Before my first TV job, I heard from people, other actors, beginning and seasoned alike, various things.  This was from around the theatre department at the U. of H., but not the teachers, and from around the other theatres in town, some of whom had been on Five-O or other TV or film shoots.  Most of the advice boiled down to this:  softer and smaller.  Got it.  But in my first Five-O, I played a bailiff swearing in a witness, and after seeing it I thought it seemed kind of casual and a bit internal for those lines, “Do you solemnly swear…,” which are for the judge and the rest of the court to hear.  I thought maybe it was too soft and small.

Three episodes later, in “Target-A Cop,” while working a night job in an outdoor theatre, for weeks, I must have said a line I had a bit too robustly to Five-O top cop Steve McGarrett, played by Jack Lord, who, after a pause, looked down at me and said, “Just talk to me, kid.”  Hmm.  Not, “Softer and smaller, kid.”  So, here’s what happened in this episode, “Tsunami.”

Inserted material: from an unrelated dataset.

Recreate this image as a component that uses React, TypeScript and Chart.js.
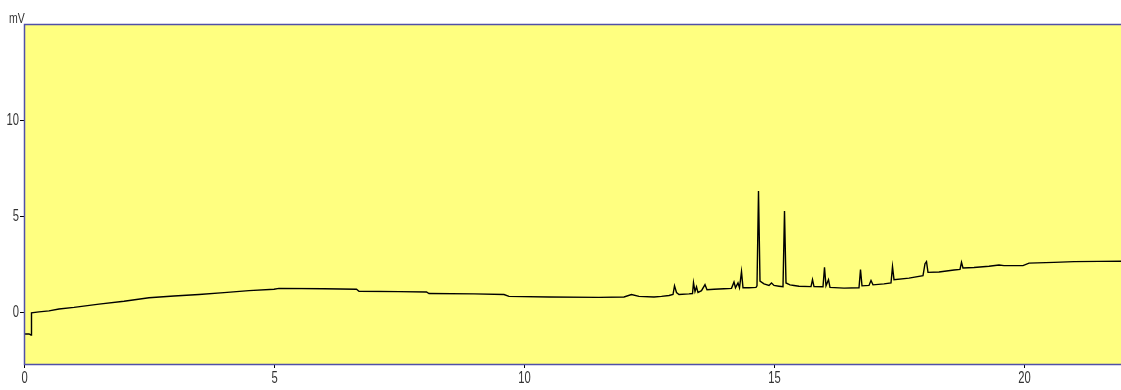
import React, { useEffect, useRef } from "react";
import { Chart, registerables } from "chart.js";

Chart.register(...registerables);

// Retention time (min)
const times: number[] = [
  0, 0.1, 0.14, 0.15, 0.3, 0.5, 0.7, 1.0, 1.5, 2.0, 2.5, 3.0, 3.5, 4.0, 4.5, 5.0, 5.1, 6.0, 6.65, 6.7,
  7.5, 8.05, 8.1, 9.0, 9.6, 9.7, 10.5, 11.5, 12.0, 12.15, 12.3, 12.6, 12.75, 12.9, 12.98, 13.01, 13.05,
  13.1, 13.3, 13.37, 13.39, 13.42, 13.45, 13.48, 13.55, 13.62, 13.66, 13.8, 14.0, 14.15, 14.2, 14.23,
  14.28, 14.31, 14.35, 14.38, 14.5, 14.64, 14.66, 14.69, 14.72, 14.8, 14.9, 14.95, 15.0, 15.1, 15.18,
  15.21, 15.24, 15.32, 15.4, 15.5, 15.74, 15.77, 15.8, 15.98, 16.01, 16.04, 16.09, 16.12, 16.4, 16.7,
  16.73, 16.76, 16.9, 16.94, 16.98, 17.2, 17.34, 17.37, 17.4, 17.7, 17.98, 18.02, 18.05, 18.08, 18.3,
  18.6, 18.72, 18.75, 18.78, 19.0, 19.3, 19.5, 19.6, 19.98, 20.1, 20.6, 21.0, 21.5, 21.94,
];

// Detector signal (mV)
const signal: number[] = [
  -1.1, -1.1, -1.15, 0.0, 0.05, 0.1, 0.2, 0.28, 0.45, 0.6, 0.78, 0.87, 0.95, 1.05, 1.15, 1.22, 1.27, 1.25, 1.22, 1.12,
  1.1, 1.08, 1.0, 0.98, 0.95, 0.85, 0.82, 0.8, 0.82, 0.95, 0.85, 0.82, 0.85, 0.9, 0.95, 1.4, 1.05,
  0.95, 0.98, 1.0, 1.56, 1.1, 1.35, 1.05, 1.15, 1.46, 1.2, 1.22, 1.25, 1.27, 1.6, 1.3,
  1.55, 1.3, 2.14, 1.3, 1.3, 1.32, 1.4, 6.32, 1.65, 1.5, 1.42, 1.55, 1.42, 1.38, 1.35,
  5.28, 1.55, 1.45, 1.42, 1.38, 1.36, 1.72, 1.36, 1.35, 2.36, 1.4, 1.72, 1.32, 1.28, 1.3,
  2.24, 1.4, 1.42, 1.68, 1.45, 1.5, 1.55, 2.4, 1.72, 1.8, 1.93, 2.55, 2.66, 2.1, 2.12,
  2.22, 2.25, 2.62, 2.33, 2.35, 2.42, 2.48, 2.45, 2.45, 2.58, 2.62, 2.66, 2.67, 2.68,
];

const xTicks: number[] = [0, 5, 10, 15, 20];
const yTicks: number[] = [0, 5, 10];
const yUnit = "mV";

const FONT = "'Liberation Sans', Arial, sans-serif";
const SQUEEZE = 0.7;

function narrowText(ctx: CanvasRenderingContext2D, text: string, x: number, y: number, align: "left" | "right" | "center") {
  ctx.save();
  ctx.translate(x, y);
  ctx.scale(SQUEEZE, 1);
  ctx.textAlign = align;
  ctx.fillText(text, 0, 0);
  ctx.restore();
}

export default function App() {
  const ref = useRef<HTMLCanvasElement>(null);

  useEffect(() => {
    document.body.style.margin = "0";
    const canvas = ref.current;
    if (!canvas) return;

    const framePlugin = {
      id: "frame",
      beforeDatasetsDraw(chart: any) {
        const { ctx, chartArea } = chart;
        ctx.save();
        ctx.fillStyle = "#FFFF80";
        ctx.fillRect(chartArea.left, chartArea.top, chartArea.right - chartArea.left, chartArea.bottom - chartArea.top);
        ctx.restore();
      },
      afterDraw(chart: any) {
        const { ctx, chartArea, scales } = chart;
        ctx.save();
        ctx.strokeStyle = "#5050A8";
        ctx.lineWidth = 1.5;
        ctx.beginPath();
        ctx.moveTo(chartArea.right + 2, chartArea.top + 0.5);
        ctx.lineTo(chartArea.left + 0.5, chartArea.top + 0.5);
        ctx.lineTo(chartArea.left + 0.5, chartArea.bottom + 0.5);
        ctx.lineTo(chartArea.right + 2, chartArea.bottom + 0.5);
        ctx.stroke();

        ctx.fillStyle = "#333";
        ctx.font = "16px " + FONT;
        ctx.textBaseline = "middle";
        yTicks.forEach((v) => {
          const py = scales.y.getPixelForValue(v);
          narrowText(ctx, String(v), chartArea.left - 5, py, "right");
        });
        ctx.textBaseline = "top";
        xTicks.forEach((v) => {
          const px = scales.x.getPixelForValue(v);
          narrowText(ctx, String(v), px + 0.5, chartArea.bottom + 7, "center");
        });
        ctx.font = "15px " + FONT;
        ctx.textBaseline = "alphabetic";
        narrowText(ctx, yUnit, 9, 23, "left");
        ctx.restore();
      },
    };

    const chart = new Chart(canvas, {
      type: "line",
      data: {
        datasets: [
          {
            data: times.map((t, i) => ({ x: t, y: signal[i] })),
            borderColor: "#000",
            borderWidth: 1.4,
            pointRadius: 0,
            fill: false,
            tension: 0,
          },
        ],
      },
      options: {
        animation: false,
        responsive: false,
        events: [],
        layout: { padding: { top: 24, left: 0, right: 0, bottom: 0 } },
        plugins: { legend: { display: false }, tooltip: { enabled: false } },
        scales: {
          x: {
            type: "linear",
            min: 0,
            max: 21.94,
            afterFit(scale: any) {
              scale.height = 26;
            },
            afterBuildTicks(scale: any) {
              scale.ticks = xTicks.map((v) => ({ value: v }));
            },
            grid: { drawOnChartArea: false, drawTicks: true, tickLength: 4, tickColor: "#000" },
            border: { display: false },
            ticks: { display: false },
          },
          y: {
            type: "linear",
            min: -2.66,
            max: 15,
            afterFit(scale: any) {
              scale.width = 24;
            },
            afterBuildTicks(scale: any) {
              scale.ticks = yTicks.map((v) => ({ value: v }));
            },
            grid: { drawOnChartArea: false, drawTicks: true, tickLength: 4, tickColor: "#000" },
            border: { display: false },
            ticks: { display: false },
          },
        },
      },
      plugins: [framePlugin],
    } as any);

    return () => chart.destroy();
  }, []);

  return (
    <div style={{ position: "absolute", left: 0, top: 0, width: 1121, height: 390, background: "#fff" }}>
      <canvas ref={ref} width={1121} height={390} style={{ width: 1121, height: 390, display: "block" }} />
    </div>
  );
}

The story involved a group of University students who were to steal an ambulance that was to be used in a jewel heist, which turned out to be fake, unbeknownst to some of the group.  In the teaser to the episode, the short setup before the title credits, a man is run down as the ambulance is stolen,  My character, Kenji Tatsuno, is horrified, and at the hideout he angrily goes after the leader of the group, saying no one was supposed to get hurt, and threatening to go to Five-O.  He does go, and one of the gang, a woman, goes after him, catches up to him at Five-O headquarters, and shoots him on the steps of Iolani Palace, Five-O’s home base. 

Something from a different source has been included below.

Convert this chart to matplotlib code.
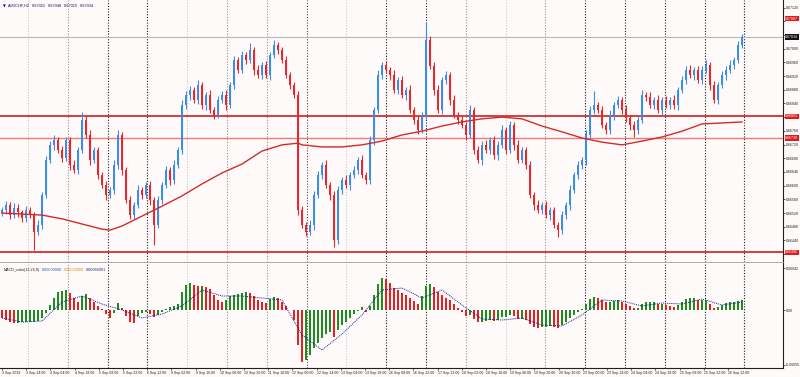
import matplotlib
matplotlib.use('Agg')
import matplotlib.pyplot as plt
import numpy as np

plt.rcParams['font.family'] = ['Liberation Sans', 'DejaVu Sans']

# ---------------- data (prices in points above 0.66000, 1 point = 0.00001) ----------------
BASE = 0.66
PT = 1e-5

closes_pts = [
    529, 543, 514, 535, 523, 505, 529, 514, 465, 485,
    573, 675, 719, 733, 704, 681, 733, 660, 646, 704,
    792, 748, 675, 704, 631, 602, 573, 587, 660, 748,
    646, 558, 514, 543, 587, 573, 602, 558, 485, 558,
    602, 646, 616, 660, 704, 835, 865, 879, 850, 894,
    835, 865, 821, 806, 850, 865, 835, 894, 967, 938,
    981, 967, 996, 938, 923, 952, 923, 981, 1011, 996,
    967, 923, 894, 865, 529, 485, 465, 485, 573, 631,
    660, 602, 573, 441, 587, 616, 602, 631, 646, 675,
    631, 616, 733, 821, 923, 952, 938, 923, 879, 908,
    865, 879, 821, 792, 762, 806, 1025, 950, 880, 821,
    908, 923, 850, 806, 792, 777, 748, 821, 704, 675,
    719, 704, 733, 689, 719, 762, 704, 777, 719, 675,
    704, 660, 573, 543, 529, 543, 514, 529, 485, 470,
    514, 543, 587, 631, 660, 675, 748, 821, 835, 821,
    777, 762, 806, 835, 850, 821, 797, 777, 762, 792,
    865, 860, 835, 850, 821, 850, 835, 850, 835, 879,
    908, 938, 923, 938, 908, 938, 952, 894, 850, 894,
    923, 938, 952, 967, 1011, 1034,
]
first_open_pts = 520

wick_up_pts = [
    10, 12, 8, 15, 10, 6, 12, 9, 10, 14,
    8, 12, 10, 15, 9, 12, 10, 8, 14, 10,
    23, 12, 15, 9, 10, 8, 12, 9, 15, 14,
    10, 8, 12, 9, 14, 8, 10, 12, 9, 11,
    10, 12, 8, 15, 9, 14, 10, 12, 8, 15,
    10, 9, 14, 8, 12, 10, 15, 9, 12, 10,
    12, 10, 20, 9, 14, 8, 12, 10, 14, 9,
    10, 12, 8, 9, 10, 12, 8, 15, 10, 12,
    10, 14, 9, 10, 12, 8, 15, 10, 12, 9,
    14, 10, 12, 8, 15, 10, 12, 9, 14, 10,
    12, 9, 14, 10, 12, 8, 50, 12, 10, 14,
    9, 12, 10, 14, 8, 12, 10, 15, 9, 12,
    10, 14, 9, 12, 10, 15, 8, 12, 10, 14,
    10, 8, 12, 9, 14, 10, 12, 8, 10, 9,
    12, 10, 14, 9, 12, 10, 15, 12, 40, 10,
    12, 10, 14, 9, 12, 10, 15, 8, 12, 10,
    14, 9, 12, 10, 15, 8, 12, 10, 14, 9,
    12, 10, 14, 9, 12, 10, 15, 8, 12, 10,
    12, 10, 14, 9, 12, 8,
]
wick_dn_pts = [
    9, 12, 10, 8, 14, 10, 12, 9, 53, 10,
    12, 8, 10, 14, 9, 12, 10, 15, 8, 12,
    10, 9, 14, 8, 12, 10, 15, 9, 12, 10,
    14, 9, 12, 10, 8, 12, 10, 15, 58, 10,
    12, 8, 14, 10, 9, 12, 10, 14, 8, 12,
    10, 14, 9, 12, 10, 8, 15, 9, 12, 10,
    9, 12, 10, 14, 8, 12, 10, 15, 9, 12,
    10, 8, 12, 9, 15, 10, 12, 9, 14, 10,
    12, 9, 14, 20, 10, 12, 9, 15, 10, 12,
    9, 12, 10, 14, 8, 12, 10, 15, 9, 12,
    10, 14, 9, 12, 10, 8, 12, 10, 14, 9,
    12, 10, 15, 9, 12, 10, 14, 8, 12, 10,
    14, 9, 12, 10, 15, 8, 12, 10, 14, 9,
    10, 12, 9, 14, 10, 12, 8, 15, 10, 20,
    12, 10, 14, 9, 12, 10, 15, 8, 12, 10,
    9, 12, 10, 14, 8, 12, 10, 15, 20, 12,
    10, 14, 9, 12, 10, 15, 8, 12, 10, 14,
    9, 12, 10, 14, 8, 12, 10, 15, 9, 12,
    10, 14, 9, 12, 10, 8,
]

# moving average (sampled at candle indices)
ma_idx = [0, 5, 10, 15, 20, 25, 27, 30, 35, 40, 45, 50, 55, 60, 65, 70, 74, 75, 80, 85,
          90, 95, 100, 105, 110, 115, 120, 125, 130, 135, 140, 145, 150, 155, 160, 165,
          170, 175, 180, 185]
ma_pts = [520, 517, 514, 503, 488, 473, 470, 482, 511, 540, 570, 605, 637, 663, 701, 719,
          724, 719, 713, 713, 719, 730, 748, 759, 774, 786, 795, 800, 795, 774, 757, 739,
          727, 719, 730, 742, 759, 780, 783, 786]

# horizontal levels
level_strong = [0.66803, 0.66406]
level_weak = [0.66739]
level_top_tag = 0.67087
bid_price = 0.67034

# MACD histogram (units of 0.00001) and signal
macd_hist = [
    -8, -10, -12, -13, -13, -12, -12, -12, -12, -11,
    -8, -3, 5, 12, 18, 19, 20, 17, 12, 8,
    14, 16, 12, 8, 4, 1, -4, -8, -3, 7,
    2, -6, -12, -13, -6, -3, -2, -4, -7, -5,
    -2, 1, 3, 4, 6, 18, 25, 27, 25, 24,
    24, 23, 21, 15, 10, 8, 10, 14, 15, 16,
    17, 18, 17, 14, 10, 8, 7, 11, 13, 12,
    8, 4, 0, -10, -35, -52, -50, -45, -38, -33,
    -28, -24, -22, -27, -20, -15, -12, -8, -4, -1,
    3, -2, 4, 15, 26, 32, 31, 27, 22, 20,
    17, 15, 12, 9, 6, 14, 24, 26, 23, 18,
    15, 12, 10, 6, 2, -2, -6, -5, -9, -12,
    -12, -11, -10, -11, -10, -7, -7, -5, -6, -9,
    -9, -10, -14, -17, -18, -17, -17, -16, -17, -18,
    -15, -12, -8, -5, -2, 1, 6, 11, 13, 12,
    10, 8, 8, 9, 10, 8, 6, 4, 2, 2,
    6, 8, 8, 8, 6, 6, 5, 4, 3, 5,
    8, 11, 12, 12, 10, 10, 10, 6, 2, 3,
    5, 7, 8, 8, 9, 10,
]
sig_idx = list(range(0, 186, 5))
macd_signal = [-8, -12, -11, 8, 14, 6, 0, -8, -4, 4, 20, 14, 14, 12, 10, -25, -40, -24, -5,
               20, 22, 12, 20, 5, -9, -10, -8, -15, -16, -5, 10, 9, 4, 7, 6, 11, 5, 8]

x_labels = ["3 Sep 2019", "3 Sep 14:00", "4 Sep 04:00", "4 Sep 18:00", "5 Sep 08:00",
            "5 Sep 22:00", "6 Sep 12:00", "9 Sep 02:00", "9 Sep 16:00", "10 Sep 06:00",
            "10 Sep 20:00", "11 Sep 10:00", "12 Sep 00:00", "12 Sep 14:00", "13 Sep 04:00",
            "13 Sep 18:00", "16 Sep 08:00", "16 Sep 22:00", "17 Sep 12:00", "18 Sep 02:00",
            "18 Sep 16:00", "19 Sep 06:00", "19 Sep 20:00", "20 Sep 10:00", "23 Sep 00:00",
            "23 Sep 14:00", "24 Sep 04:00", "24 Sep 18:00", "25 Sep 08:00", "25 Sep 22:00",
            "26 Sep 12:00"]
bars_per_label = 6.05
day_first = 6.5
bars_per_day = 9.95
day_colors = ['#c8c8c8', '#909090', '#202020', '#202020', '#c8c8c8', '#909090', '#909090',
              '#505050', '#c8c8c8', '#202020', '#202020', '#909090', '#c8c8c8', '#909090',
              '#202020', '#202020', '#202020', '#202020', '#202020']

title_parts = ["AUDCHF,H2", "0.67021", "0.67048", "0.67015", "0.67034"]
macd_parts = [("MACD_color(12,26,9)", '#202020'), ("0.00000000", '#2050c0'),
              ("0.00000000", '#e08010'), ("0.00066001", '#202060')]

# ---------------- derived ----------------
closes = BASE + np.array(closes_pts) * PT
opens = np.concatenate([[BASE + first_open_pts * PT], closes[:-1]])
highs = np.maximum(opens, closes) + np.array(wick_up_pts) * PT
lows = np.minimum(opens, closes) - np.array(wick_dn_pts) * PT
n = len(closes)
idx = np.arange(n)
ma = BASE + np.array(ma_pts) * PT
hist = np.array(macd_hist, dtype=float)

# ---------------- figure ----------------
BG = '#fffafa'
W, H = 800, 377
FS = 2.6
fig = plt.figure(figsize=(8, 3.77), dpi=100)
fig.patch.set_facecolor(BG)

right = 783 / W
ax = fig.add_axes([0, 1 - 262 / H, right, 262 / H])
ax2 = fig.add_axes([0, 1 - 368 / H, right, (368 - 263) / H])
for a in (ax, ax2):
    a.set_facecolor(BG)
    for s in ('left', 'top'):
        a.spines[s].set_visible(False)
    a.spines['right'].set_color('#202020')
    a.spines['right'].set_linewidth(0.8)
    a.set_xlim(-0.5, 195.25)
ax.spines['bottom'].set_color('#a0a0a0')
ax.spines['bottom'].set_linewidth(0.6)
ax2.spines['bottom'].set_color('#202020')
ax2.spines['bottom'].set_linewidth(0.8)

# vertical day separators
for k, c in enumerate(day_colors):
    xpos = day_first + bars_per_day * k
    for a in (ax, ax2):
        a.axvline(xpos, color=c, lw=0.8, ls=(0, (1, 1.5)), zorder=1)

# price panel
bull = '#3a8ee6'
bear = '#e8262e'
cols = [bull if c >= o else bear for o, c in zip(opens, closes)]
ax.vlines(idx, lows, highs, colors=cols, lw=0.8, zorder=3)
body_h = np.maximum(np.abs(closes - opens), 2 * PT)
ax.bar(idx, body_h, bottom=np.minimum(opens, closes), width=0.55, color=cols,
       linewidth=0, zorder=4)

ax.plot(ma_idx, ma, color='#d42a2a', lw=1.0, zorder=5)
for lv in level_strong:
    ax.axhline(lv, color='#d01e1e', lw=1.2, zorder=2)
for lv in level_weak:
    ax.axhline(lv, color='#f07878', lw=1.0, zorder=2)
ax.axhline(bid_price, color='#b8b8b8', lw=0.8, zorder=2)

ymin, ymax = BASE + 377 * PT, BASE + 1142 * PT
ax.set_ylim(ymin, ymax)
yt = np.arange(0.66400, 0.67130, 0.00040)
tags = level_strong + level_weak + [level_top_tag, bid_price]
px_per_price = 262 / (ymax - ymin)
ylabels = ["" if min(abs(v - t) for t in tags) * px_per_price < 4 else f"{v:.5f}" for v in yt]
ax.set_yticks(yt)
ax.set_yticklabels(ylabels)
ax.yaxis.tick_right()
ax.tick_params(axis='y', labelsize=FS, length=1.5, pad=0.6, width=0.5, colors='#202020')
ax.set_xticks([])

tag_kw = dict(transform=ax.get_yaxis_transform(), fontsize=FS, va='center', ha='left',
              clip_on=False, zorder=10)
for lv in level_strong + level_weak + [level_top_tag]:
    ax.text(1.003, lv, f"{lv:.5f}", color='white',
            bbox=dict(boxstyle='square,pad=0.15', fc='#e01a1a', ec='none'), **tag_kw)
ax.text(1.003, bid_price, f"{bid_price:.5f}", color='white',
        bbox=dict(boxstyle='square,pad=0.15', fc='#101010', ec='none'), **tag_kw)

# MACD panel
hcols = ['#1e8c1e' if i > 0 and hist[i] >= hist[i - 1] else '#e62020' for i in range(n)]
ax2.bar(idx, hist, width=0.5, color=hcols, linewidth=0, zorder=3)
ax2.plot(sig_idx, macd_signal, color='#1a1a90', lw=0.7, ls=(0, (1, 1)), zorder=4)
ax2.set_ylim(-58, 47)
ax2.set_yticks([-55, 0, 42])
ax2.set_yticklabels(["-0.00055", "0.00", "0.00042"])
ax2.yaxis.tick_right()
ax2.tick_params(axis='y', labelsize=FS, length=1.5, pad=0.6, width=0.5, colors='#202020')

xt = np.arange(len(x_labels)) * bars_per_label
ax2.set_xticks(xt)
ax2.set_xticklabels(x_labels)
for t in ax2.get_xticklabels():
    t.set_ha('left')
ax2.tick_params(axis='x', labelsize=2.5, length=1.5, pad=0.8, width=0.5, colors='#202020')

# header texts, placed one after another
renderer = fig.canvas.get_renderer()
fig.text(3 / W, 1 - 6 / H, "▼", fontsize=2.6, color='#10105a', va='center',
         family='DejaVu Sans')
xpix = 8
for i, part in enumerate(title_parts):
    t = fig.text(xpix / W, 1 - 6 / H, part, fontsize=2.8, color='#10105a', va='center')
    xpix += t.get_window_extent(renderer).width + 2
xpix = 4
for part, c in macd_parts:
    t = fig.text(xpix / W, 1 - 270 / H, part, fontsize=2.7, color=c, va='center')
    xpix += t.get_window_extent(renderer).width + 2

fig.savefig('out.png', dpi=100, facecolor=BG)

In thinking about the scene, I thought that, being that angry, I, or my character, wouldn’t keep it in, nor would we try to contain it, so I just let it rip, yelling, attacking, big and loud.  Take after take.  After that scene we broke for lunch before traveling to Iolani Palace, downtown, for the shooting on the steps.  So, I’m sitting at a table having lunch by myself when the director, Harvey S. Laidman, starts crossing in front of me.  He stops, turns and looks at me, and I look at him, and he says, after a beat, “You’re pretty good,” and then turns and goes off.  Me, a local boy actor.  I took it to mean I surprised him.  He hadn’t expected what I brought to the scene, hadn’t expected what I gave him, something big and loud, something real and truthful.  Not softer and smaller.